WRITTEN TASK →
Repeat the listing word for word. No pictures belong in the copy.

SUPPLIED MATERIAL →
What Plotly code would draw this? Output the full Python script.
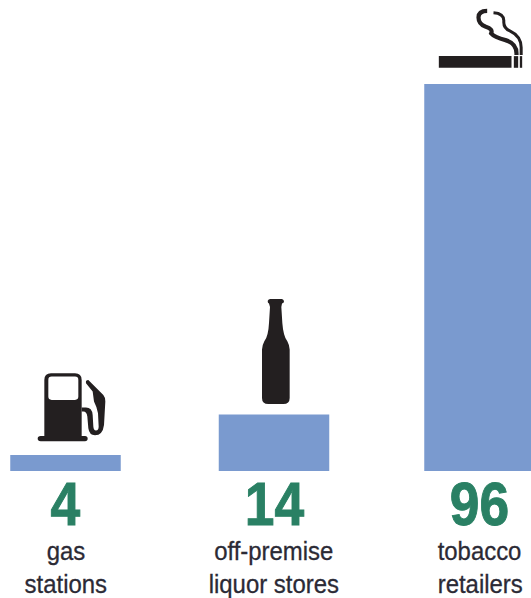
import re
import plotly.graph_objects as go

# Retail outlet counts per category
values = [4, 14, 96]
label_lines = [["gas", "stations"], ["off-premise", "liquor stores"], ["tobacco", "retailers"]]

# Horizontal layout, in page pixels
centers = [65.5, 274, 479.5]
BAR_WIDTH = 110.5
W, H = 531, 598
BASE_PX = 471
PX_PER_UNIT = 4.03

BAR_COLOR = "#7a9acf"
NUM_COLOR = "#2a8064"
TEXT_COLOR = "#2b2a35"
ICON_COLOR = "#231f20"
SANS = "Liberation Sans, Arial, sans-serif"

# Icon outlines, drawn at 3x and scaled down on placement
PUMP = (
    "M133 60 Q133 40 153 40 H225 Q245 40 245 60 V228 H255 Q263 228 263 236 Q263 244 255 244 "
    "H122 Q113 244 113 236 Q113 228 122 228 H133 Z "
    "M155 50 H225 Q235 50 235 60 V110 Q235 120 225 120 H155 Q145 120 145 110 V60 Q145 50 155 50 Z"
)
HOSE = (
    "M245 143 H258 Q276 143 278 165 L280 200 Q281 212 288 212 Q296 212 296 200 L294 160 "
    "Q290 140 282 125 L278 95 L258 70 Q256 60 265 60 L310 105 Q318 115 316 125 L312 195 "
    "Q308 226 285 226 Q268 226 265 205 L262 170 Q260 155 250 155 H245 Z"
)
BOTTLE = (
    "M210 28 H246 Q252 30 252 36 Q252 41 246 42 L244 52 L247 100 Q250 140 262 155 Q269 168 269 180 "
    "V325 Q269 343 250 343 H205 Q186 343 186 325 V180 Q186 168 193 155 Q205 140 207 100 L210 52 "
    "L207 42 Q203 40 203 34 Q204 29 210 28 Z"
)
CIG_BODY = "M55 168 H273 V203 H55 Z"
CIG_BAND1 = "M280 168 H293 V203 H280 Z"
CIG_BAND2 = "M298 168 H305 V203 H298 Z"
SMOKE1 = "M200 32 Q174 32 174 52 Q174 72 196 80 Q218 86 212 100 Q222 112 255 120 Q288 130 288 160 V165"
SMOKE2 = "M219 38 Q250 40 250 62 Q248 84 268 92 Q302 108 302 142 V165"


def place(path, ox, oy):
    """Scale a 3x outline to pixels, relative to an anchor; y points up."""
    out, axis, single = [], 0, False
    for tok in re.findall(r"[A-Za-z]|-?\d+\.?\d*", path):
        if tok.isalpha():
            out.append(tok)
            axis = 1 if tok == "V" else 0
            single = tok in "HV"
        else:
            n = float(tok)
            out.append(f"{(n - ox) / 3:.2f}" if axis == 0 else f"{(oy - n) / 3:.2f}")
            if not single:
                axis = 1 - axis
    return " ".join(out)


def icon(i, path, ox, oy, fill=True, lw=0):
    return dict(
        type="path",
        xsizemode="pixel", ysizemode="pixel",
        xanchor=centers[i], yanchor=values[i],
        xref="x", yref="y",
        path=place(path, ox, oy),
        fillcolor=ICON_COLOR if fill else "rgba(0,0,0,0)",
        line=dict(color=ICON_COLOR, width=lw),
        layer="above",
    )


shapes = [
    icon(0, PUMP, 196.5, 285),
    icon(0, HOSE, 196.5, 285),
    icon(1, BOTTLE, 222, 375),
    icon(2, CIG_BODY, 177, 252),
    icon(2, CIG_BAND1, 177, 252),
    icon(2, CIG_BAND2, 177, 252),
    icon(2, SMOKE1, 177, 252, fill=False, lw=4.2),
    icon(2, SMOKE2, 177, 252, fill=False, lw=3.0),
]

annotations = []
for cx, v, lines in zip(centers, values, label_lines):
    annotations.append(dict(
        x=cx, y=0, xref="x", yref="y", text=f"<b>{v}</b>", showarrow=False,
        xanchor="center", yanchor="middle", yshift=-32,
        font=dict(family=SANS, size=62, color=NUM_COLOR),
    ))
    for k, line in enumerate(lines):
        annotations.append(dict(
            x=cx, y=0, xref="x", yref="y", text=line, showarrow=False,
            xanchor="center", yanchor="middle", yshift=-80 - 33 * k,
            font=dict(family=SANS, size=26, color=TEXT_COLOR),
        ))

fig = go.Figure(go.Bar(
    x=centers, y=values, width=BAR_WIDTH,
    marker=dict(color=BAR_COLOR, line=dict(width=0)),
    hoverinfo="skip",
))
fig.update_layout(
    width=W, height=H,
    margin=dict(l=0, r=0, t=0, b=0),
    paper_bgcolor="white", plot_bgcolor="white",
    showlegend=False,
    xaxis=dict(range=[0, W], visible=False, fixedrange=True),
    yaxis=dict(range=[-(H - BASE_PX) / PX_PER_UNIT, BASE_PX / PX_PER_UNIT], visible=False, fixedrange=True),
    shapes=shapes,
    annotations=annotations,
)

# Condense the annotation lettering, since no narrow face is installed
CONDENSE_JS = """
document.querySelectorAll('.annotation-text').forEach(function (t) {
  var big = parseFloat(getComputedStyle(t).fontSize) > 40;
  var ratio = big ? 0.86 : 0.92;
  t.setAttribute('lengthAdjust', 'spacingAndGlyphs');
  t.setAttribute('textLength', t.getComputedTextLength() * ratio);
  t.style.stroke = getComputedStyle(t).fill;
  t.style.strokeWidth = big ? '1px' : '0.3px';
});
"""
fig.write_html("out.html", config=dict(displayModeBar=False), post_script=CONDENSE_JS)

EXERCISE RESPONSE →
What Plotly code would draw this? Output the full Python script.
import re
import plotly.graph_objects as go

# Retail outlet counts per category
values = [4, 14, 96]
label_lines = [["gas", "stations"], ["off-premise", "liquor stores"], ["tobacco", "retailers"]]

# Horizontal layout, in page pixels
centers = [65.5, 274, 479.5]
BAR_WIDTH = 110.5
W, H = 531, 598
BASE_PX = 471
PX_PER_UNIT = 4.03

BAR_COLOR = "#7a9acf"
NUM_COLOR = "#2a8064"
TEXT_COLOR = "#2b2a35"
ICON_COLOR = "#231f20"
SANS = "Liberation Sans, Arial, sans-serif"

# Icon outlines, drawn at 3x and scaled down on placement
PUMP = (
    "M133 60 Q133 40 153 40 H225 Q245 40 245 60 V228 H255 Q263 228 263 236 Q263 244 255 244 "
    "H122 Q113 244 113 236 Q113 228 122 228 H133 Z "
    "M155 50 H225 Q235 50 235 60 V110 Q235 120 225 120 H155 Q145 120 145 110 V60 Q145 50 155 50 Z"
)
HOSE = (
    "M245 143 H258 Q276 143 278 165 L280 200 Q281 212 288 212 Q296 212 296 200 L294 160 "
    "Q290 140 282 125 L278 95 L258 70 Q256 60 265 60 L310 105 Q318 115 316 125 L312 195 "
    "Q308 226 285 226 Q268 226 265 205 L262 170 Q260 155 250 155 H245 Z"
)
BOTTLE = (
    "M210 28 H246 Q252 30 252 36 Q252 41 246 42 L244 52 L247 100 Q250 140 262 155 Q269 168 269 180 "
    "V325 Q269 343 250 343 H205 Q186 343 186 325 V180 Q186 168 193 155 Q205 140 207 100 L210 52 "
    "L207 42 Q203 40 203 34 Q204 29 210 28 Z"
)
CIG_BODY = "M55 168 H273 V203 H55 Z"
CIG_BAND1 = "M280 168 H293 V203 H280 Z"
CIG_BAND2 = "M298 168 H305 V203 H298 Z"
SMOKE1 = "M200 32 Q174 32 174 52 Q174 72 196 80 Q218 86 212 100 Q222 112 255 120 Q288 130 288 160 V165"
SMOKE2 = "M219 38 Q250 40 250 62 Q248 84 268 92 Q302 108 302 142 V165"


def place(path, ox, oy):
    """Scale a 3x outline to pixels, relative to an anchor; y points up."""
    out, axis, single = [], 0, False
    for tok in re.findall(r"[A-Za-z]|-?\d+\.?\d*", path):
        if tok.isalpha():
            out.append(tok)
            axis = 1 if tok == "V" else 0
            single = tok in "HV"
        else:
            n = float(tok)
            out.append(f"{(n - ox) / 3:.2f}" if axis == 0 else f"{(oy - n) / 3:.2f}")
            if not single:
                axis = 1 - axis
    return " ".join(out)


def icon(i, path, ox, oy, fill=True, lw=0):
    return dict(
        type="path",
        xsizemode="pixel", ysizemode="pixel",
        xanchor=centers[i], yanchor=values[i],
        xref="x", yref="y",
        path=place(path, ox, oy),
        fillcolor=ICON_COLOR if fill else "rgba(0,0,0,0)",
        line=dict(color=ICON_COLOR, width=lw),
        layer="above",
    )


shapes = [
    icon(0, PUMP, 196.5, 285),
    icon(0, HOSE, 196.5, 285),
    icon(1, BOTTLE, 222, 375),
    icon(2, CIG_BODY, 177, 252),
    icon(2, CIG_BAND1, 177, 252),
    icon(2, CIG_BAND2, 177, 252),
    icon(2, SMOKE1, 177, 252, fill=False, lw=4.2),
    icon(2, SMOKE2, 177, 252, fill=False, lw=3.0),
]

annotations = []
for cx, v, lines in zip(centers, values, label_lines):
    annotations.append(dict(
        x=cx, y=0, xref="x", yref="y", text=f"<b>{v}</b>", showarrow=False,
        xanchor="center", yanchor="middle", yshift=-32,
        font=dict(family=SANS, size=62, color=NUM_COLOR),
    ))
    for k, line in enumerate(lines):
        annotations.append(dict(
            x=cx, y=0, xref="x", yref="y", text=line, showarrow=False,
            xanchor="center", yanchor="middle", yshift=-80 - 33 * k,
            font=dict(family=SANS, size=26, color=TEXT_COLOR),
        ))

fig = go.Figure(go.Bar(
    x=centers, y=values, width=BAR_WIDTH,
    marker=dict(color=BAR_COLOR, line=dict(width=0)),
    hoverinfo="skip",
))
fig.update_layout(
    width=W, height=H,
    margin=dict(l=0, r=0, t=0, b=0),
    paper_bgcolor="white", plot_bgcolor="white",
    showlegend=False,
    xaxis=dict(range=[0, W], visible=False, fixedrange=True),
    yaxis=dict(range=[-(H - BASE_PX) / PX_PER_UNIT, BASE_PX / PX_PER_UNIT], visible=False, fixedrange=True),
    shapes=shapes,
    annotations=annotations,
)

# Condense the annotation lettering, since no narrow face is installed
CONDENSE_JS = """
document.querySelectorAll('.annotation-text').forEach(function (t) {
  var big = parseFloat(getComputedStyle(t).fontSize) > 40;
  var ratio = big ? 0.86 : 0.92;
  t.setAttribute('lengthAdjust', 'spacingAndGlyphs');
  t.setAttribute('textLength', t.getComputedTextLength() * ratio);
  t.style.stroke = getComputedStyle(t).fill;
  t.style.strokeWidth = big ? '1px' : '0.3px';
});
"""
fig.write_html("out.html", config=dict(displayModeBar=False), post_script=CONDENSE_JS)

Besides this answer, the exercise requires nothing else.